Large homes are not just for suburban locations. Two recent pieces highlighted their role in changing beach communities. First, from New Jersey:
Decades ago, when I was a teenager, I rented a surf shack in the then-humble town of Beach Haven on the New Jersey shore. Four of us crammed into a squat cinder-block hut tucked behind a bungalow. We worked as lifeguards for $2.50 an hour. Still, our rent was only $187.50 each for the summer. We had a place to sleep, shower, and create memories. We didn’t need more…
But there is another less visible cost that rarely gets mentioned when Americans talk about coastal development and risks. Since the modern coast emerged after the Second World War, a series of land bubbles have wildly inflated land values, to the point that many ordinary families can no longer afford to live at the coast, or even afford a weekly summer rental. On Long Beach Island, a popular resort in Ocean County, where I worked as a lifeguard, $15 billion worth of property now crowds a narrow, 18-mile-long shoreline. The average price of a new home is about $1.1 million, with many costing millions more. Rentals run as high as $5,000 a week. Yet, paradoxically, the island was conceived by Morris Shapiro and other developers as an enclave for middle-class and blue-collar families – teachers, plumbers, electricians, and so forth…

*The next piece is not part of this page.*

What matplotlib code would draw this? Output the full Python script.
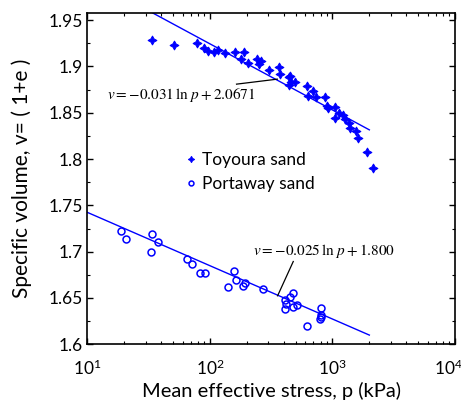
import numpy as np
import matplotlib
matplotlib.use("Agg")
import matplotlib.pyplot as plt
import matplotlib.transforms as mtransforms
from matplotlib.ticker import MultipleLocator, LogLocator, NullFormatter

plt.rcParams['font.family'] = ['Lato', 'DejaVu Sans']

# Toyoura sand: mean effective stress p (kPa), specific volume v
toy_p = [33.5, 50.7, 78, 89.5, 96.6, 108.7, 117, 132, 160, 179.6, 191, 206, 241, 253, 260,
         302, 366, 371, 439, 450, 439, 459, 494, 615, 635, 693, 733, 869, 907, 919, 1054,
         1054, 1136, 1210, 1271, 1355, 1390, 1556, 1624, 1910, 2151]
toy_v = [1.928, 1.923, 1.925, 1.920, 1.917, 1.915, 1.918, 1.9145, 1.916, 1.908, 1.915, 1.904,
         1.908, 1.9025, 1.906, 1.896, 1.899, 1.892, 1.888, 1.8894, 1.880, 1.883, 1.8832, 1.879,
         1.868, 1.8732, 1.867, 1.8667, 1.8577, 1.855, 1.856, 1.8444, 1.8495, 1.8476, 1.8437,
         1.8387, 1.8333, 1.8307, 1.8232, 1.808, 1.7908]

# Portaway sand
port_p = [18.9, 20.8, 33.7, 33.1, 37.5, 65.5, 71.5, 83.6, 90.7, 139.7, 157, 164, 185, 193,
          270, 412, 418, 412, 453, 479, 476, 513, 619, 811, 802, 795, 810]
port_v = [1.7225, 1.7136, 1.7196, 1.700, 1.710, 1.6923, 1.6862, 1.6765, 1.6765, 1.662, 1.6794,
          1.6689, 1.6629, 1.6661, 1.6592, 1.648, 1.6434, 1.638, 1.6506, 1.6553, 1.6408, 1.6419,
          1.6200, 1.6387, 1.6319, 1.6268, 1.630]

# fitted lines v = a ln p + b
toy_fit = (-0.031, 2.0671)
port_fit = (-0.025, 1.800)
toy_range = [30, 2000]
port_range = [10, 2000]

x_ticks = [10, 100, 1000, 10000]
x_labels = [r'$\mathdefault{10^{1}}$', r'$\mathdefault{10^{2}}$',
            r'$\mathdefault{10^{3}}$', r'$\mathdefault{10^{4}}$']
y_ticks = [1.6, 1.65, 1.7, 1.75, 1.8, 1.85, 1.9, 1.95]
y_labels = ['1.6', '1.65', '1.7', '1.75', '1.8', '1.85', '1.9', '1.95']

fig = plt.figure(figsize=(4.61, 4.07), dpi=100)
ax = fig.add_axes([0.1894, 0.154, 0.7976, 0.815])

blue = '#0000ff'
pt = np.geomspace(toy_range[0], toy_range[1], 100)
ax.plot(pt, toy_fit[0] * np.log(pt) + toy_fit[1], color=blue, lw=1.0)
pp = np.geomspace(port_range[0], port_range[1], 100)
ax.plot(pp, port_fit[0] * np.log(pp) + port_fit[1], color=blue, lw=1.0)

ax.plot(toy_p, toy_v, linestyle='none', marker=(4, 1, 0), markersize=6.5, color=blue,
        markeredgewidth=0.7, label='Toyoura sand')
ax.plot(port_p, port_v, linestyle='none', marker='o', markersize=5, markerfacecolor='none',
        markeredgecolor=blue, markeredgewidth=1.1, label='Portaway sand')

ax.set_xscale('log')
ax.set_xlim(10, 10000)
ax.set_ylim(1.6, 1.958)
ax.set_yticks(y_ticks)
ax.set_yticklabels(y_labels)
ax.yaxis.set_minor_locator(MultipleLocator(0.025))
ax.set_xticks(x_ticks)
ax.set_xticklabels(x_labels)
ax.xaxis.set_minor_locator(LogLocator(base=10, subs=np.arange(2, 10), numticks=20))
ax.xaxis.set_minor_formatter(NullFormatter())

ax.tick_params(which='both', direction='in', top=True, right=True, labelsize=12.5, colors='black')
ax.tick_params(which='major', length=4, width=1.0)
ax.tick_params(which='minor', length=2.5, width=0.8)
ax.tick_params(axis='y', pad=3)
ax.tick_params(axis='x', pad=10)
for s in ax.spines.values():
    s.set_linewidth(1.2)

# nudge the 10^4 label left so it stays inside the figure
last = ax.xaxis.get_major_ticks()[-1].label1
last.set_transform(last.get_transform() + mtransforms.ScaledTranslation(-7 / 100, 0, fig.dpi_scale_trans))

ax.set_xlabel('Mean effective stress, p (kPa)', fontsize=14.5, labelpad=3)
ax.set_ylabel('Specific volume, v= ( 1+e )', fontsize=15, labelpad=12)

# equation annotations
ax.text(14.5, 1.8695, r'$v = -0.031\,\ln\,p + 2.0671$', fontsize=11, math_fontfamily='stix',
        va='center', ha='left')
ax.plot([165, 355], [1.8808, 1.8862], color='black', lw=0.9)
ax.text(223, 1.701, r'$v = -0.025\,\ln\,p + 1.800$', fontsize=11, math_fontfamily='stix',
        va='center', ha='left')
ax.plot([479, 357], [1.6894, 1.6524], color='black', lw=0.9)

ax.legend(loc='center left', bbox_to_anchor=(0.27, 0.52), frameon=False, fontsize=12.5,
          handlelength=0.5, handletextpad=0.4, borderpad=0, borderaxespad=0,
          labelspacing=0.45, markerscale=0.7)

fig.savefig('out.png', dpi=100)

I suppose it is unsurprising there are few, if any, surf shacks left. Most beach towns have been supersized. But unanticipated costs have come with that growth. High school and college students have few places to live and the labor pool for lifeguards, waitresses, hotel workers, amusement-ride operators, and so on has shrunk dramatically. Many shore towns now rely on a special federal visa program to supply summer help. Workers come from Eastern Europe, Ireland, even Australia. Even so, some businesses have been forced to cut hours or even close.

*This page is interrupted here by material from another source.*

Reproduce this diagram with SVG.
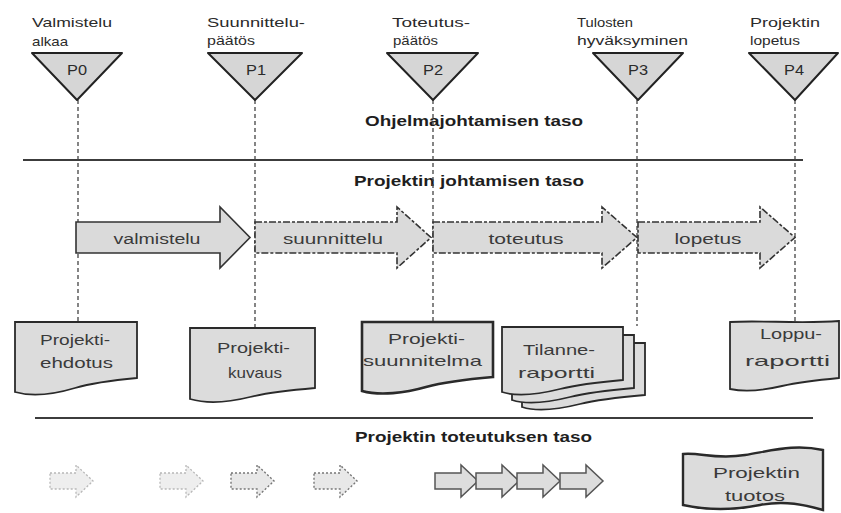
<svg xmlns="http://www.w3.org/2000/svg" width="841" height="513" viewBox="0 0 841 513">
  <style>
    text { font-family: "Liberation Sans", "DejaVu Sans", sans-serif; fill: #2b2b2b; }
    .lbl { font-size: 13px; }
    .ms { font-size: 14px; text-anchor: middle; }
    .lvl { font-size: 14px; font-weight: bold; fill: #1e1e1e; }
    .ph { font-size: 14px; text-anchor: middle; fill: #3a3a3a; }
    .doc { font-size: 15px; fill: #3a3a3a; }
    .tri { fill: #d6d6d6; stroke: #222; stroke-width: 2; stroke-linejoin: round; }
    .phase { fill: #dadada; stroke: #333; stroke-width: 1.6; }
    .phase-d { fill: #dadada; stroke: #333; stroke-width: 1.6; stroke-dasharray: 7 2 3 2; }
    .docbox { fill: #dcdcdc; stroke: #2a2a2a; stroke-width: 1.8; }
    .vdash { stroke: #444; stroke-width: 1.3; stroke-dasharray: 4 3; fill: none; }
    .sep { stroke: #3c3c3c; stroke-width: 1.8; }
    .step-faint { fill: #eeeeee; stroke: #b8b8b8; stroke-width: 1.3; stroke-dasharray: 2 2; }
    .step-mid { fill: #e8e8e8; stroke: #777; stroke-width: 1.4; stroke-dasharray: 2 2; }
    .step { fill: #dddddd; stroke: #555; stroke-width: 1.5; }
  </style>
  <defs>
    <!-- small work-step arrow, origin at left edge / vertical centre -->
    <path id="step" d="M0,-8 H26 V-16 L43,0 L26,16 V8 H0 Z"/>
  </defs>

  <rect width="841" height="513" fill="#ffffff"/>

  <!-- level separators -->
  <line class="sep" x1="23" y1="160" x2="803" y2="160"/>
  <line class="sep" x1="35" y1="418" x2="813" y2="418"/>

  <!-- level titles -->
  <text class="lvl" x="365" y="126" textLength="218" lengthAdjust="spacingAndGlyphs">Ohjelmajohtamisen taso</text>
  <text class="lvl" x="354" y="186" textLength="230" lengthAdjust="spacingAndGlyphs">Projektin johtamisen taso</text>
  <text class="lvl" x="355" y="442" textLength="237" lengthAdjust="spacingAndGlyphs">Projektin toteutuksen taso</text>

  <!-- milestone to document links -->
  <g id="connectors">
    <line class="vdash" x1="78" y1="100" x2="78" y2="322"/>
    <line class="vdash" x1="255" y1="100" x2="255" y2="328"/>
    <line class="vdash" x1="433" y1="100" x2="433" y2="322"/>
    <line class="vdash" x1="637" y1="100" x2="637" y2="326"/>
    <line class="vdash" x1="795" y1="100" x2="795" y2="322"/>
  </g>

  <!-- milestones -->
  <g id="p0">
    <text class="lbl" x="32" y="27" textLength="80" lengthAdjust="spacingAndGlyphs">Valmistelu</text>
    <text class="lbl" x="32" y="46" textLength="36" lengthAdjust="spacingAndGlyphs">alkaa</text>
    <polygon class="tri" points="32,53 122,53 77,100"/>
    <text class="ms" x="77" y="75" textLength="20" lengthAdjust="spacingAndGlyphs">P0</text>
  </g>
  <g id="p1">
    <text class="lbl" x="207" y="27" textLength="98" lengthAdjust="spacingAndGlyphs">Suunnittelu-</text>
    <text class="lbl" x="207" y="45" textLength="48" lengthAdjust="spacingAndGlyphs">päätös</text>
    <polygon class="tri" points="208,53 302,53 255,100"/>
    <text class="ms" x="256" y="75" textLength="20" lengthAdjust="spacingAndGlyphs">P1</text>
  </g>
  <g id="p2">
    <text class="lbl" x="392" y="27" textLength="78" lengthAdjust="spacingAndGlyphs">Toteutus-</text>
    <text class="lbl" x="393" y="45" textLength="45" lengthAdjust="spacingAndGlyphs">päätös</text>
    <polygon class="tri" points="387,53 478,53 433,100"/>
    <text class="ms" x="433" y="75" textLength="20" lengthAdjust="spacingAndGlyphs">P2</text>
  </g>
  <g id="p3">
    <text class="lbl" x="577" y="27" textLength="56" lengthAdjust="spacingAndGlyphs">Tulosten</text>
    <text class="lbl" x="577" y="45" textLength="111" lengthAdjust="spacingAndGlyphs">hyväksyminen</text>
    <polygon class="tri" points="593,53 683,53 638,100"/>
    <text class="ms" x="638" y="75" textLength="20" lengthAdjust="spacingAndGlyphs">P3</text>
  </g>
  <g id="p4">
    <text class="lbl" x="750" y="27" textLength="70" lengthAdjust="spacingAndGlyphs">Projektin</text>
    <text class="lbl" x="750" y="45" textLength="50" lengthAdjust="spacingAndGlyphs">lopetus</text>
    <polygon class="tri" points="749,53 838,53 795,100"/>
    <text class="ms" x="794" y="75" textLength="20" lengthAdjust="spacingAndGlyphs">P4</text>
  </g>

  <!-- project phases -->
  <g id="phase-valmistelu">
    <path class="phase" d="M76,222 H220 V207 L250,237.5 L220,268 V253 H76 Z"/>
    <text class="ph" x="157" y="244" textLength="87" lengthAdjust="spacingAndGlyphs">valmistelu</text>
  </g>
  <g id="phase-suunnittelu">
    <path class="phase-d" d="M255,222 H397 V207 L431,237.5 L397,268 V253 H255 Z"/>
    <text class="ph" x="333" y="244" textLength="100" lengthAdjust="spacingAndGlyphs">suunnittelu</text>
  </g>
  <g id="phase-toteutus">
    <path class="phase-d" d="M433,222 H602 V207 L637,237.5 L602,268 V253 H433 Z"/>
    <text class="ph" x="526" y="244" textLength="75" lengthAdjust="spacingAndGlyphs">toteutus</text>
  </g>
  <g id="phase-lopetus">
    <path class="phase-d" d="M638,222 H760 V207 L795,237.5 L760,268 V253 H638 Z"/>
    <text class="ph" x="708" y="244" textLength="67" lengthAdjust="spacingAndGlyphs">lopetus</text>
  </g>

  <!-- documents -->
  <g id="doc-projektiehdotus">
    <path class="docbox" d="M15,322 H137 V378 C115,380 95,382 75,388 C55,394 32,397 15,392 Z"/>
    <text class="doc" x="40" y="345" textLength="70" lengthAdjust="spacingAndGlyphs">Projekti-</text>
    <text class="doc" x="40" y="368" textLength="73" lengthAdjust="spacingAndGlyphs">ehdotus</text>
  </g>
  <g id="doc-projektikuvaus">
    <path class="docbox" d="M190,328 H315 V388 C292,390 270,392 250,397 C230,402 207,404 190,399 Z"/>
    <text class="doc" x="217" y="353" textLength="73" lengthAdjust="spacingAndGlyphs">Projekti-</text>
    <text class="doc" x="228" y="378" textLength="54" lengthAdjust="spacingAndGlyphs">kuvaus</text>
  </g>
  <g id="doc-projektisuunnitelma">
    <path class="docbox" style="stroke-width:2.6" d="M362,322 H493 V377 C470,379 448,381 426,387 C405,393 380,396 362,391 Z"/>
    <text class="doc" x="388" y="344" textLength="77" lengthAdjust="spacingAndGlyphs">Projekti-</text>
    <text class="doc" x="363" y="366" textLength="119" lengthAdjust="spacingAndGlyphs">suunnitelma</text>
  </g>
  <g id="doc-tilanneraportti">
    <path class="docbox" d="M522,343 H645 V395 C622,397 600,399 580,404 C560,409 537,412 522,407 Z"/>
    <path class="docbox" d="M512,335 H634 V388 C611,390 590,392 570,397 C550,402 527,405 512,400 Z"/>
    <path class="docbox" d="M502,327 H623 V380 C600,382 580,384 560,389 C540,394 517,397 502,392 Z"/>
    <text class="doc" x="523" y="355" textLength="72" lengthAdjust="spacingAndGlyphs">Tilanne-</text>
    <text class="doc" x="518" y="378" textLength="77" lengthAdjust="spacingAndGlyphs">raportti</text>
  </g>
  <g id="doc-loppuraportti">
    <path class="docbox" d="M730,322 C760,320 800,324 839,321 V378 C818,380 800,382 782,386 C765,390 745,392 730,389 Z"/>
    <text class="doc" x="760" y="339" textLength="62" lengthAdjust="spacingAndGlyphs">Loppu-</text>
    <text class="doc" x="745" y="366" textLength="85" lengthAdjust="spacingAndGlyphs">raportti</text>
  </g>

  <!-- work steps -->
  <g id="step-1"><use href="#step" class="step-faint" x="50" y="481"/></g>
  <g id="step-2"><use href="#step" class="step-faint" x="160" y="481"/></g>
  <g id="step-3"><use href="#step" class="step-mid" x="231" y="481"/></g>
  <g id="step-4"><use href="#step" class="step-mid" x="314" y="481"/></g>
  <g id="step-chain">
    <use href="#step" class="step" x="435" y="481"/>
    <use href="#step" class="step" x="476" y="481"/>
    <use href="#step" class="step" x="517" y="481"/>
    <use href="#step" class="step" x="560" y="481"/>
  </g>

  <!-- deliverable -->
  <g id="projektin-tuotos">
    <path class="docbox" style="stroke-width:2.4" d="M683,454 C700,452 715,460 745,455 C775,450 795,444 823,450 V510 C805,505 785,500 760,505 C735,510 710,511 683,505 Z"/>
    <text class="doc" x="713" y="478" textLength="87" lengthAdjust="spacingAndGlyphs">Projektin</text>
    <text class="doc" x="725" y="501" textLength="60" lengthAdjust="spacingAndGlyphs">tuotos</text>
  </g>
</svg>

The change over multiple decades is drastic.
And from the Gulf Coast of Florida:
Anna Maria Island may be largely built-out, but that hasn’t stopped developers from buying older existing homes, tearing them down and replacing them with new high-end homes…
Officials in the cities of Anna Maria, Holmes Beach and Bradenton Beach say it is a worrisome long-term trend and that they are doing their best to maintain the island’s unique character and sense of place…
Stephen Gilbert, building official for the city of Bradenton Beach, said the land is often much more valuable than the existing older home that sits on the lot.
Of the new homes built in the last decade in Bradenton Beach, only a couple were intended as homes for the owners. The others were intended as investments to be quickly turned over for more cash, he said.
While the change here has come more recently, it sounds like a similar process: people with money and/or an interest in investments come in, tear down older homes, and construct beach McMansions. This has happens over a sustained period of time and the feel of neighborhoods and communities changes.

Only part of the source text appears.